Um desses integrantes da classe média de que fala La Calle, o cientista político Daniel Medina, de 25 anos, relatou ao El País, durante o panelaço em um parque da abastada zona norte de Bogotá, porque estava protestando: “Porque estou indignado com esse governo, pela falta de visão, de liderança, de profundidade, pelos lugares comuns e discursos vazios, por dizer que nos ouve enquanto militariza a cidade”. “Que diabos é a economia laranja?”, questionou, sobre o jargão de campanha de Duque, para engrupir o povo sobre o pacotaço que a oligarquia já preparava antes mesmo da eleição.

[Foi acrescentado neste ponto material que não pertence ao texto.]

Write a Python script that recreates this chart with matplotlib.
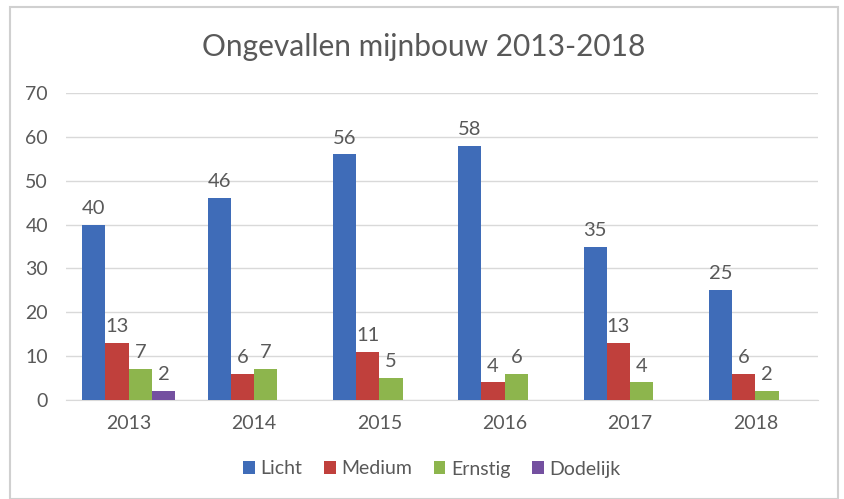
import numpy as np
import matplotlib.pyplot as plt
from matplotlib.patches import Rectangle

years = ["2013", "2014", "2015", "2016", "2017", "2018"]
series = ["Licht", "Medium", "Ernstig", "Dodelijk"]
licht = [40, 46, 56, 58, 35, 25]
medium = [13, 6, 11, 4, 13, 6]
ernstig = [7, 7, 5, 6, 4, 2]
dodelijk = [2, 0, 0, 0, 0, 0]
colors = ["#3f6cb8", "#c0403c", "#8db54d", "#7450a0"]

plt.rcParams["font.family"] = ["Lato", "DejaVu Sans"]
text_color = "#595959"

fig = plt.figure(figsize=(8.44, 4.99), dpi=100)
ax = fig.add_axes([66 / 844, 1 - 400 / 499, 752 / 844, 307 / 499])

# chart border
fig.patches.append(Rectangle((10 / 844, 0.0), 828 / 844, 1 - 7 / 499,
                             transform=fig.transFigure, fill=False,
                             edgecolor="#d0d0d0", linewidth=1.5))

x = np.arange(len(years))
width = 0.185
data = [licht, medium, ernstig, dodelijk]
for i, (name, vals) in enumerate(zip(series, data)):
    pos = x + (i - 1.5) * width
    bars = ax.bar(pos, vals, width, color=colors[i], label=name, zorder=3)
    for b, v in zip(bars, vals):
        if v > 0:
            ax.text(b.get_x() + b.get_width() / 2, v + 1.8, str(v),
                    ha="center", va="bottom", fontsize=14.5, color=text_color)

ax.set_xlim(-0.5, 5.5)
ax.set_ylim(0, 70)
ax.set_yticks(range(0, 71, 10))
ax.yaxis.grid(True, color="#d9d9d9", linewidth=1, zorder=0)
ax.set_xticks(x)
ax.set_xticklabels(years)
for s in ["top", "right", "left"]:
    ax.spines[s].set_visible(False)
ax.spines["bottom"].set_color("#d9d9d9")
ax.tick_params(axis="both", length=0, labelsize=14, colors=text_color)
ax.tick_params(axis="x", pad=11)
ax.tick_params(axis="y", pad=13)

fig.text(424 / 844, 1 - 47 / 499, "Ongevallen mijnbouw 2013-2018",
         ha="center", va="center", fontsize=21.5, color=text_color)

fig.legend(loc="center", bbox_to_anchor=(432 / 844, 1 - 469 / 499), ncol=4,
           frameon=False, fontsize=14, labelcolor=text_color,
           handlelength=0.6, handleheight=0.6, handletextpad=0.3,
           columnspacing=1.1)

fig.savefig("out.png", dpi=100)
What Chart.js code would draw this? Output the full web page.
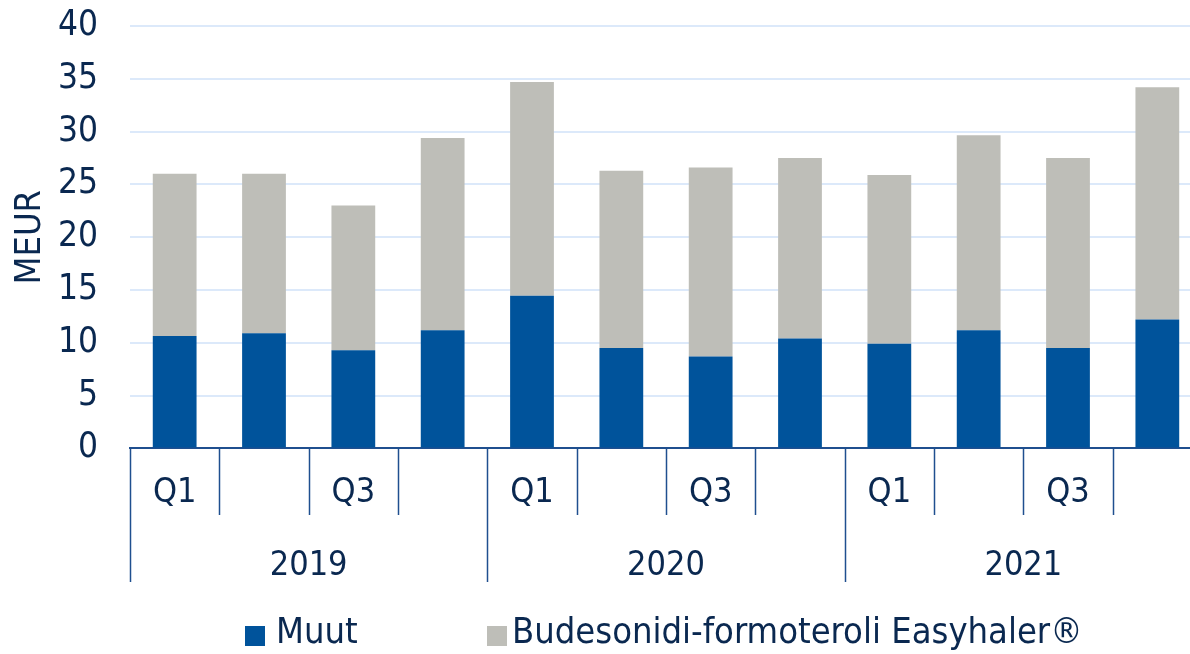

O ex-vice colombiano disse também que o governo precisa mostrar maior empatia com a sociedade. “Eu dou um exemplo: após o bombardeio onde crianças morreram, o presidente saiu em defesa da força pública – que é entendida como parte de seu governo – mas não houve nenhum gesto para as vítimas, para as mães das menores que morreram”, apontou.

O bombardeio de que La Calle fala é aquele que levou à renúncia do ministro da Defesa, Guillermo Botero, que se gabara de ter acabado com uma “fortaleza” dos dissidentes das Farc, mas na verdade se tratava de um local onde havia oito – segundo alguns, até 18 crianças -, incluindo uma menina de 12 anos, uma adolescente de 15 e outra de 16. O que tem sido denunciado como a volta dos “falsos positivos” – o massacre de civis, que depois exibidos como “guerrilheiros mortos”. O fim do genocídio na Colômbia também foi uma das pautas desse enorme 21N.

“CONVERSA NACIONAL”

Duque foi à televisão asseverar que a partir da próxima semana iniciará uma “conversa nacional” para fortalecer a “atual agenda de políticas sociais” – devia estar se referindo à profusão de gás lacrimogêneo e ao pacotaço – visando a “médio e longo prazo” fechar as “brechas sociais”.

Parece que os colombianos não estão dispostos a esperar tanto.

O “subpresidente” anunciou ainda que o exército foi deslocado para as ruas em patrulhas mistas com a polícia – o que não impede que, quando o sol se põe, o barulho indisfarçável das caçarolas ecoe pela capital colombiana. 20 mil policiais e militares patrulham Bogotá.

Para a oposição parlamentar, “a cidadania marchou massivamente para dizer que seus problemas devem ser resolvidos já” e o silêncio de Duque diante das demandas do povo “é a pior resposta”. Como o deputado verde Mauricio Toro assinalou, na alocução na tevê Duque ficou “focado nos atos de uma ínfima minoria”, “em vez de dar uma resposta concreta e clara às exigências dos cidadãos”.